My annoyance relaxed just a bit and I clicked “I agree”. However, what followed was two modal windows that seemed to highlight unimportant or irrelevant information, when what I really needed out of a tour was something to tell me how to get started.
And that concludes the tour!
10 Minutes In and I’m Looking for the Exit
I have to be honest. At this point, I was underwhelmed.
Not to worry! POSTPLAN’s helpful mascot volunteered to help!
I opened up the widget which lead me to a bunch of common questions. However, despite all of the mascot’s best intentions, I couldn’t find any information about switching between plan types during the trial period.
After a few more minutes of poking around I concluded that at this point it appears I have a few options:
- I can just pay $6.90 for one month of the Business plan.
- I can reach out to POSTOPLAN support via email and ask if they can switch my seven-day trial to the Business plan. I bet they’d do it.
- I can log out and create a completely new account, this time subscribing to the Business plan.
- I can move on and try something else, like Buffer.
UX is Important
When I looked at social media management apps a few days ago I said this about POSTOPLAN:
So cheap it makes you wonder what the catch is.
Unfortunately, I believe I’ve found the catch: user experience.
On paper, POSTOPLAN matches the feature sets of much more expensive platforms at a fraction of the price. However, the user experience needs some work. While registration was dead-simple, the rest of the process of trying to get things set up was pretty rough:
- The dashboard is very busy when you see it for the first time and it’s unclear what you should do to get started.
- If you accidentally subscribe to the wrong plan for the seven-day free trial, you’re unable to change plans, at least not as far as I was able to determine. Perhaps POSTOPLAN’s support can change things for you, but then you have to email them and wait for them to get back to you. No thanks.
- When you are presented with the onboarding tour it’s poorly executed and doesn’t provide useful information (e.g., the first steps you should take in setting up your account and how to create and schedule posts).
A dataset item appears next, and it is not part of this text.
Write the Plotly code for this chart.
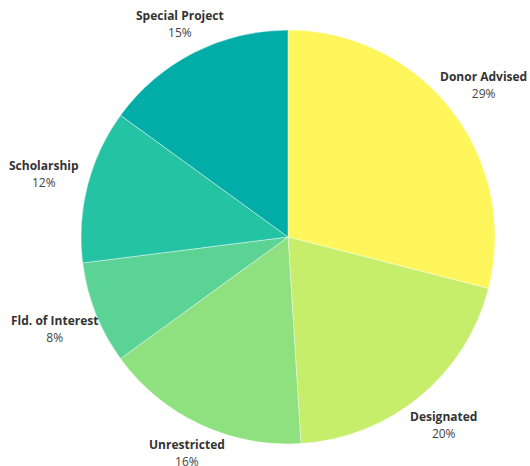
import math
import plotly.graph_objects as go

labels = ["Donor Advised", "Designated", "Unrestricted", "Fld. of Interest", "Scholarship", "Special Project"]
values = [29, 20, 16, 8, 12, 15]
colors = ["#FEF65B", "#C6EE6A", "#8FE07E", "#5AD394", "#23C3A3", "#03ADA7"]

W, H = 530, 466
ML, MR, MT, MB = 81, 35, 30, 22
pw, ph = W - ML - MR, H - MT - MB

fig = go.Figure(go.Pie(
    labels=labels,
    values=values,
    sort=False,
    direction="clockwise",
    rotation=0,
    automargin=False,
    marker=dict(colors=colors, line=dict(width=0.6, color="rgba(255,255,255,0.7)")),
    textinfo="none",
    showlegend=False,
    hoverinfo="label+percent",
))

total = sum(values)
radius = min(pw, ph) / 2
cum = 0
annotations = []
for lab, v in zip(labels, values):
    mid = (cum + v / 2) / total * 2 * math.pi
    cum += v
    R = radius * (1.10 + 0.12 * abs(math.sin(mid)))
    xp = 0.5 + R * math.sin(mid) / pw
    yp = 0.5 + R * math.cos(mid) / ph
    pct = round(v / total * 100)
    annotations.append(dict(
        x=xp, y=yp, xref="paper", yref="paper",
        xanchor="center", yanchor="middle",
        showarrow=False,
        text=(f"<span style='font-size:12px'><b>{lab}</b></span><br>"
              f"<span style='font-size:12px;color:#444444'>{pct}%</span>"),
        font=dict(family="Open Sans", size=13, color="#333333"),
        align="center",
    ))

fig.update_layout(
    width=W, height=H,
    margin=dict(l=ML, r=MR, t=MT, b=MB, autoexpand=False),
    paper_bgcolor="white",
    plot_bgcolor="white",
    font=dict(family="Open Sans"),
    annotations=annotations,
)

fig.write_html(
    "out.html",
    config={"displayModeBar": False},
    post_script="document.body.style.margin='0';document.body.style.overflow='hidden';",
)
- As you can tell from the screenshots above, the copy used throughout could use some work.
The entire experience provides the impression of a product that’s still beta stage, and that’s ok. I work for a bootstrapped startup and there was certainly a time when our product felt like it was still in beta stage. However, for me personally the difference between $6.90 per month (entry level price for my needs at POSTOPLAN) and $10 per month (entry level price for my needs at Buffer) just isn’t sufficient to muddle through an unpolished user experience and hassle support for account issues.
Should You Try POSTOPLAN?
At this point, you may think I would say “no” but the truth is if the Start plan works for your needs, POSTOPLAN still looks like a fantastic value. The onboarding process is a bit rough, but if you’re willing to look past that, on paper POSTOPLAN still looks like a really compelling option.
2 thoughts on “POSTOPLAN First Impressions”
It seems that the problem is you work at too good of a company who gets UX. 🤣
Very true. 😅 I’m trying very hard to be fair and kind to POSTOPLAN. I really do think they’re onto something here, but the execution of onboarding and setup just isn’t where it needs to be yet.